◆ **Instructions to follow**
Begin with the first line below and retype each line exactly through the line containing "controls +(-#2,-#3) and". Any pictures are to be left out.

◆ **Information shown**
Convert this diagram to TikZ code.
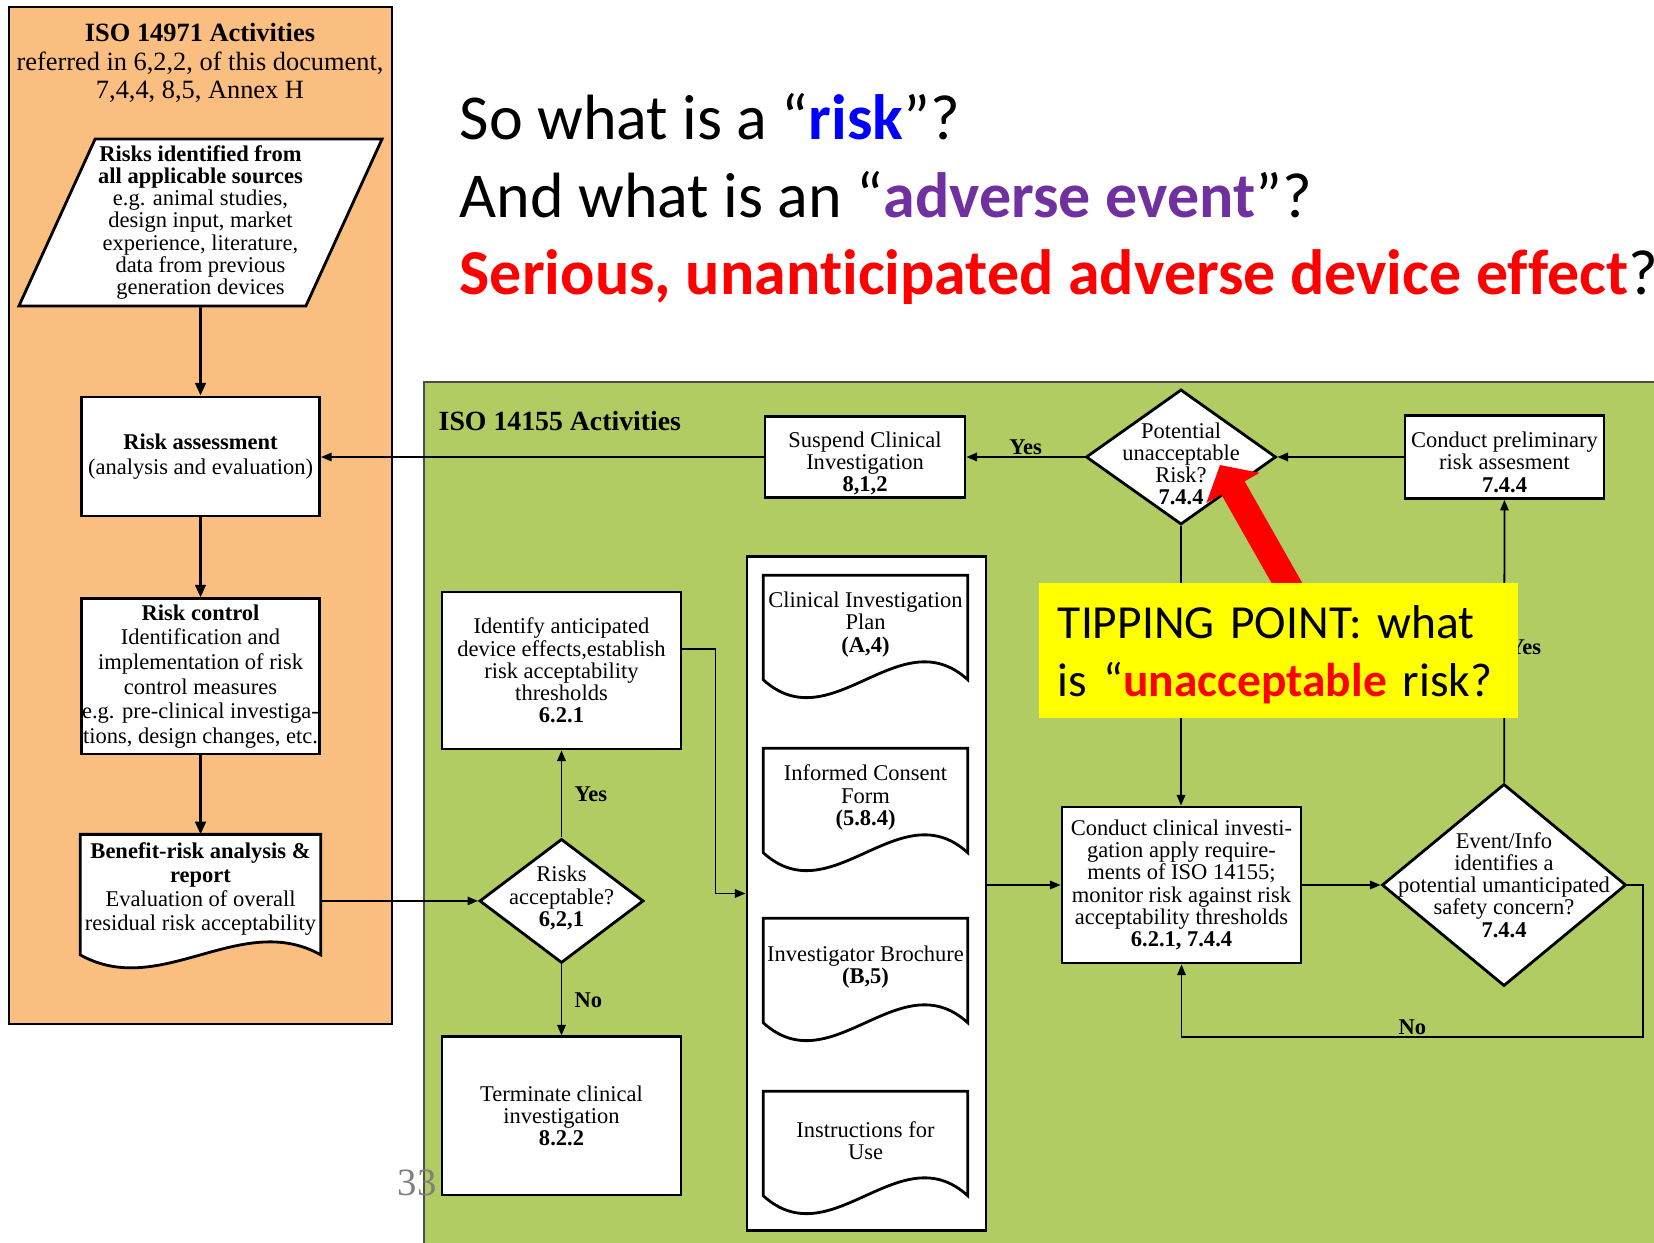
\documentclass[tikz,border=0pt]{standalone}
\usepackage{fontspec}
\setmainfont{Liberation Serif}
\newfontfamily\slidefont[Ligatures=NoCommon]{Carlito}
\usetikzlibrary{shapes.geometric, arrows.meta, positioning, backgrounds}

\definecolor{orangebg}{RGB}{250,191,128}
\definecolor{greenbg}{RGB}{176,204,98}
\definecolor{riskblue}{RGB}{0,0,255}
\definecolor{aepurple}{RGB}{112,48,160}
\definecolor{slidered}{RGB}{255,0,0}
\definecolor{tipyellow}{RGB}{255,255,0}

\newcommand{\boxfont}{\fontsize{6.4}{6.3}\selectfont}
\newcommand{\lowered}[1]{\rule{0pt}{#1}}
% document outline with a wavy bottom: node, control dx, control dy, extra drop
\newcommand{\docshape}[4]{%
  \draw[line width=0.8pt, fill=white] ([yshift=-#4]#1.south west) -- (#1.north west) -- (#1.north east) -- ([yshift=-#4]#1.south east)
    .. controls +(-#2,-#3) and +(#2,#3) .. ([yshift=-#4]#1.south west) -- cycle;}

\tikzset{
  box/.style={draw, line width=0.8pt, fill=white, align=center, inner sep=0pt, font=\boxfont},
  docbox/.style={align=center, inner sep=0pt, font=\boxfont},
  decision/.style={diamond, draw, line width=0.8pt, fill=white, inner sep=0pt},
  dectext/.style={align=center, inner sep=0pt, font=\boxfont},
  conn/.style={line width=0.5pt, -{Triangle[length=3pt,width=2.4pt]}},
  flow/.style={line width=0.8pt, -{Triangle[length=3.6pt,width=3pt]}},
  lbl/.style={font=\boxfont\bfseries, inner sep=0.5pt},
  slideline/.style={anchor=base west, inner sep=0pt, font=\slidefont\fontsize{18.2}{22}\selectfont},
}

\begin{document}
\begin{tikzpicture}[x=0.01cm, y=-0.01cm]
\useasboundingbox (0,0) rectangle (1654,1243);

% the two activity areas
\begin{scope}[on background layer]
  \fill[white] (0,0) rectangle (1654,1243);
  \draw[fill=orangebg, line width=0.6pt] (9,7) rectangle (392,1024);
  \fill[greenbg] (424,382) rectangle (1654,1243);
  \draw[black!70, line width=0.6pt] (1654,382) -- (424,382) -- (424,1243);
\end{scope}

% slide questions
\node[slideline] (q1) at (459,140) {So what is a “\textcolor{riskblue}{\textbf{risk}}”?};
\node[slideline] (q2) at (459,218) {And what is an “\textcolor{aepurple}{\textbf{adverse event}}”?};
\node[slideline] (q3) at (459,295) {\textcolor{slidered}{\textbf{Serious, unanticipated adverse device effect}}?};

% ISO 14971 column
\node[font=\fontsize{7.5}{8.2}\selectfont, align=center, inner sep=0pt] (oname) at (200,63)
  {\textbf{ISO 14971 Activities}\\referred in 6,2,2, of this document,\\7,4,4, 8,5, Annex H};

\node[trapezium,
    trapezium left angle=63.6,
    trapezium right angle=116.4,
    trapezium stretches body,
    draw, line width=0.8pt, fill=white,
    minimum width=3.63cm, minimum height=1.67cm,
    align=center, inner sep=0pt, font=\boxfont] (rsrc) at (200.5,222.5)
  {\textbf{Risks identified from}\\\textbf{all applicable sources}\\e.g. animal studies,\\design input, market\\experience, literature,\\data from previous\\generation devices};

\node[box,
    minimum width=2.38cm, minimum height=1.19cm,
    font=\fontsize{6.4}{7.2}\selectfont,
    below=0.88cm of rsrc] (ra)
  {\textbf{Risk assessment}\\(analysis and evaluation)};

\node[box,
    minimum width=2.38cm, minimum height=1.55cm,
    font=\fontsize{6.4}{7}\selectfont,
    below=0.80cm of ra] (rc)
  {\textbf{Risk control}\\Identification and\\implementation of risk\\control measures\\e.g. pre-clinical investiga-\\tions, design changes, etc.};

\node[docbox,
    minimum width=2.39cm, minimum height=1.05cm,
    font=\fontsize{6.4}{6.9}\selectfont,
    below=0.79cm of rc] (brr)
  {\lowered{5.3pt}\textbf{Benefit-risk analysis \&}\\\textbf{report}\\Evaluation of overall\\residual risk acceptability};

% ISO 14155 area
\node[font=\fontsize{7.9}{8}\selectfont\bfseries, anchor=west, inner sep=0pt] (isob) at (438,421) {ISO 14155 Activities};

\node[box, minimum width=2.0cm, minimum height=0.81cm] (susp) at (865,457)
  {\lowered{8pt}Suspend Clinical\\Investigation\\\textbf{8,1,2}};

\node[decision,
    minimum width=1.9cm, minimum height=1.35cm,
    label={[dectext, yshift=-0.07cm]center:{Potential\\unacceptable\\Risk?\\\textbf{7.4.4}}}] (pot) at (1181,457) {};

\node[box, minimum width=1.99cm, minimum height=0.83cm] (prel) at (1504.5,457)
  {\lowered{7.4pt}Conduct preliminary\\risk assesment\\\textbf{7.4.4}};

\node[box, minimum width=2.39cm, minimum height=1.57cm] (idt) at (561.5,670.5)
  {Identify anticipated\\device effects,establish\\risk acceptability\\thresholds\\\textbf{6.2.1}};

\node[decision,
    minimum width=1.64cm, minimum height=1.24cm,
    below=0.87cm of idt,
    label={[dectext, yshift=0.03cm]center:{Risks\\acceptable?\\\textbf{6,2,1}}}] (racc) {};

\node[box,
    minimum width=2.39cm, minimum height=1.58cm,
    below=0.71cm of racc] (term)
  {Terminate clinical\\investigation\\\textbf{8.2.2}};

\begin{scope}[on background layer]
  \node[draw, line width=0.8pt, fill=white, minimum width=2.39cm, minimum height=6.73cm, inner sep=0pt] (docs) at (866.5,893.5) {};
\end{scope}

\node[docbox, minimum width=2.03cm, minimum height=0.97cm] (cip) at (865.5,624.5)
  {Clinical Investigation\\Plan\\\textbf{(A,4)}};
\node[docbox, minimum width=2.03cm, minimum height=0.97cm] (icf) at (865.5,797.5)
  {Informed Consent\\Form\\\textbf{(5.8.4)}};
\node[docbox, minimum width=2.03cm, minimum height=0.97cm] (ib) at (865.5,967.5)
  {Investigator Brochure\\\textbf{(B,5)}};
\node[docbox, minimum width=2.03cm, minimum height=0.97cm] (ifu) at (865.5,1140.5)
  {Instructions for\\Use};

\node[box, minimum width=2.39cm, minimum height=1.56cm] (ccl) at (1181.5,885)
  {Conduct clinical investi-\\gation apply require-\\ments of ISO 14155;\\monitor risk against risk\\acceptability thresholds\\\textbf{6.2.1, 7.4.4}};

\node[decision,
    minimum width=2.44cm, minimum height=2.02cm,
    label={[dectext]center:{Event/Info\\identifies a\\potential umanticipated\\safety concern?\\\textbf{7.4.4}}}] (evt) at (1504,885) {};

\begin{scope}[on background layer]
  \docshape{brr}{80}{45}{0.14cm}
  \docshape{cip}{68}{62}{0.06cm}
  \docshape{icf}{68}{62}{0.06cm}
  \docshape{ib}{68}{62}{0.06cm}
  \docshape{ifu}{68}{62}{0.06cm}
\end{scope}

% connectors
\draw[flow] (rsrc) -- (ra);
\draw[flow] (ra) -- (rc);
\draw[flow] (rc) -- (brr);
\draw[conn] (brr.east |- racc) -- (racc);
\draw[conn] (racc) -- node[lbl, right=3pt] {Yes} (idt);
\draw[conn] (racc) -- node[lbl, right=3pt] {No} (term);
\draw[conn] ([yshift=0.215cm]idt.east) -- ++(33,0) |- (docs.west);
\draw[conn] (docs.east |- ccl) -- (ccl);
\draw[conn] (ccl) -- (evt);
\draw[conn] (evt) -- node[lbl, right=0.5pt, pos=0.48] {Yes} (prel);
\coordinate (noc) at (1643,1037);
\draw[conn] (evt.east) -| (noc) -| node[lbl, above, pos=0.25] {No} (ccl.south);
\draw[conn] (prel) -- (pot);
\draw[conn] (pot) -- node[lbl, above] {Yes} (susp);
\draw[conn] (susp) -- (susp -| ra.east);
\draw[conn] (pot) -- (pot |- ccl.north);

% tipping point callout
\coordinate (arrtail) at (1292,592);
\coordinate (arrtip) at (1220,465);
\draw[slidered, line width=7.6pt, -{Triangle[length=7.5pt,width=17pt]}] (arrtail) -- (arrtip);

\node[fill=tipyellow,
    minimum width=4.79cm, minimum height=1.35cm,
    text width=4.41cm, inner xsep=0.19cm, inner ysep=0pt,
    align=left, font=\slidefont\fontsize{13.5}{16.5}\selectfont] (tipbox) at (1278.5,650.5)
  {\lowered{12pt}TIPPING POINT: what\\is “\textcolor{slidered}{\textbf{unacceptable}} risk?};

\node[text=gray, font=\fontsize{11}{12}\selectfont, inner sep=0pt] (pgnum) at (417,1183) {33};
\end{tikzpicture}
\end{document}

◆ **The completed task**
Convert this diagram to TikZ code.
\documentclass[tikz,border=0pt]{standalone}
\usepackage{fontspec}
\setmainfont{Liberation Serif}
\newfontfamily\slidefont[Ligatures=NoCommon]{Carlito}
\usetikzlibrary{shapes.geometric, arrows.meta, positioning, backgrounds}

\definecolor{orangebg}{RGB}{250,191,128}
\definecolor{greenbg}{RGB}{176,204,98}
\definecolor{riskblue}{RGB}{0,0,255}
\definecolor{aepurple}{RGB}{112,48,160}
\definecolor{slidered}{RGB}{255,0,0}
\definecolor{tipyellow}{RGB}{255,255,0}

\newcommand{\boxfont}{\fontsize{6.4}{6.3}\selectfont}
\newcommand{\lowered}[1]{\rule{0pt}{#1}}
% document outline with a wavy bottom: node, control dx, control dy, extra drop
\newcommand{\docshape}[4]{%
  \draw[line width=0.8pt, fill=white] ([yshift=-#4]#1.south west) -- (#1.north west) -- (#1.north east) -- ([yshift=-#4]#1.south east)
    .. controls +(-#2,-#3) and +(#2,#3) .. ([yshift=-#4]#1.south west) -- cycle;}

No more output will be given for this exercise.